By this point, Barris was convinced that the car’s remains were cursed, and he decided to hide it. He did, however, consent to let the Los Angeles chapter of the National Safety Council borrow the wreckage to use at an exhibit about highway safety. Before the exhibit could even begin, the curse reared its head once more. The garage where the car was being stored caught fire and burned to the ground. Strangely, Dean’s car suffered no damage from the fire.
The wreckage finally went on display and was eagerly viewed by so many people that Barris consented to a cross-country exhibition. As the vehicle toured, the curse followed it, leaving more havoc in its wake.

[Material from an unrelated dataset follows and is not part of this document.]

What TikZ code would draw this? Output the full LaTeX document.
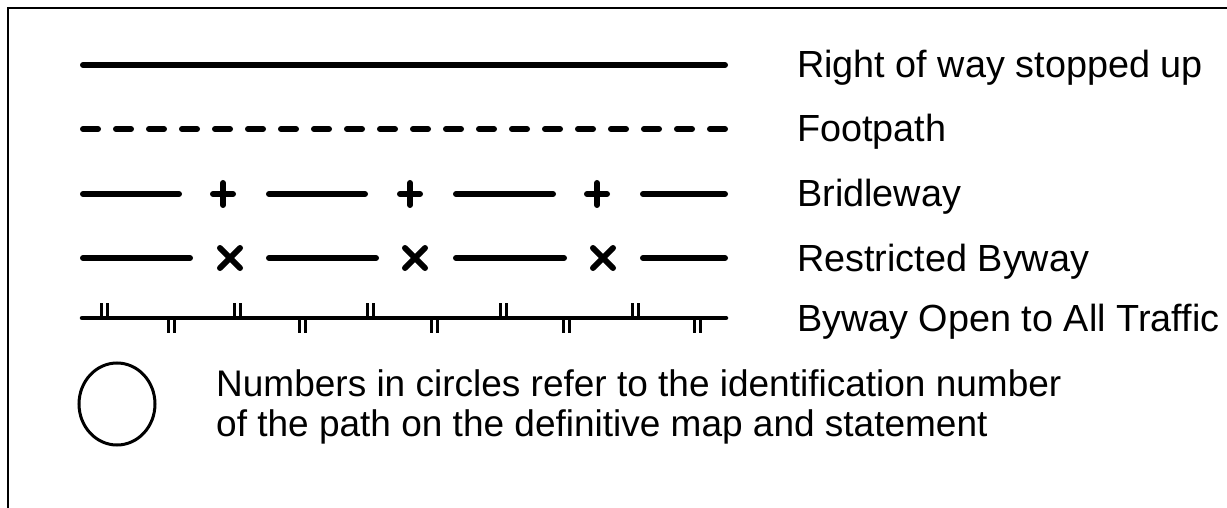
\documentclass[tikz,border=0pt]{standalone}
\usepackage{fontspec}
\setmainfont{Liberation Sans}
\begin{document}
\begin{tikzpicture}[x=1pt,y=-1pt,
  sym/.style={line width=6pt,line cap=round},
  mark sym/.style={line width=6pt,line cap=round},
  tickline/.style={line width=3pt},
  lbl/.style={anchor=base west,inner sep=0pt,font=\fontsize{37.8}{45}\selectfont},
  note/.style={anchor=base west,inner sep=0pt,font=\fontsize{37}{42}\selectfont}]
\useasboundingbox (0,0) rectangle (1227,508);
% frame
\draw[line width=2pt] (8,508) -- (8,8) -- (1227,8);
% Row 1: right of way stopped up
\draw[sym] (83,65) -- (725,65);
\node[lbl] (t1) at (797,78) {Right of way stopped up};
% Row 2: footpath
\foreach \i in {0,...,19}{
  \draw[sym] ({83+33*\i},129) -- ({98+33*\i},129);
}
\node[lbl] (t2) at (797,142) {Footpath};
% Row 3: bridleway
\foreach \a/\b in {80/182,266/368,453/556,640/728}{
  \draw[sym] ({\a+3},194) -- ({\b-3},194);
}
\foreach \c in {223,410,597}{
  \draw[mark sym] ({\c-10},194) -- ({\c+10},194);
  \draw[mark sym] (\c,183) -- (\c,205);
}
\node[lbl] (t3) at (797,207) {Bridleway};
% Row 4: restricted byway
\foreach \a/\b in {80/193,266/379,453/567,640/728}{
  \draw[sym] ({\a+3},258) -- ({\b-3},258);
}
\foreach \c in {230,415,603}{
  \draw[mark sym] ({\c-10},248) -- ({\c+10},268);
  \draw[mark sym] ({\c-10},268) -- ({\c+10},248);
}
\node[lbl] (t4) at (797,271) {Restricted Byway};
% Row 5: byway open to all traffic
\draw[line width=4.5pt,line cap=round] (82,318) -- (726,318);
\foreach \c in {104,237,370,503,635}{
  \draw[tickline] ({\c-3},318) -- ({\c-3},303);
  \draw[tickline] ({\c+3},318) -- ({\c+3},303);
}
\foreach \c in {171,302,434,566,697}{
  \draw[tickline] ({\c-3},318) -- ({\c-3},333);
  \draw[tickline] ({\c+3},318) -- ({\c+3},333);
}
\node[lbl] (t5) at (797,331) {Byway Open to All Traffic};
% circle
\draw[line width=3pt] (117,404) ellipse [x radius=38, y radius=41];
\node[note] (t6) at (216,396) {Numbers in circles refer to the identification number};
\node[note] (t7) at (216,436) {of the path on the definitive map and statement};
\end{tikzpicture}
\end{document}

At one educational exhibition, the wrecked vehicle fell off its display platform, landing on a student and breaking that student’s hip.
The wreckage went on a national tour, in hopes that it would teach the importance of highway safety. The curse of the vehicle traveled with it wherever it went, and its legend grew.
That’s when James Dean’s Porsche mysteriously disappeared. Consistent with its cursed reputation, even its disappearance is clouded in mystery and controversy.
According to one account, the vehicle was being shipped back to Los Angeles in a sealed truck. The driver of the truck lost control and drove off the road. He was thrown from the cab and killed. This much is documented to be true. What is not clear is whether this is the point at which the wrecked Porsche disappeared.
Barris initially said that when the wreckage was placed in a sealed truck, it disappeared while en route to him. Later, in his book and television interviews, he said it was shipped back to him in a sealed boxcar.
Regardless of the method of transport, it appears that when the sealed container was delivered to Barris, he signed the manifest and verified that the seal was intact. Upon opening the container, however, he found it to be empty.
In 2005, in observance of the 50th anniversary of James Dean’s death, the Volo Auto Museum in Volo, Illinois, and Barris announced a $1 million reward for anyone who could produce the remains of the 550 Spyder. To date, no one has claimed the prize, thus perpetuating the mystery and the curse of the ill-fated vehicle.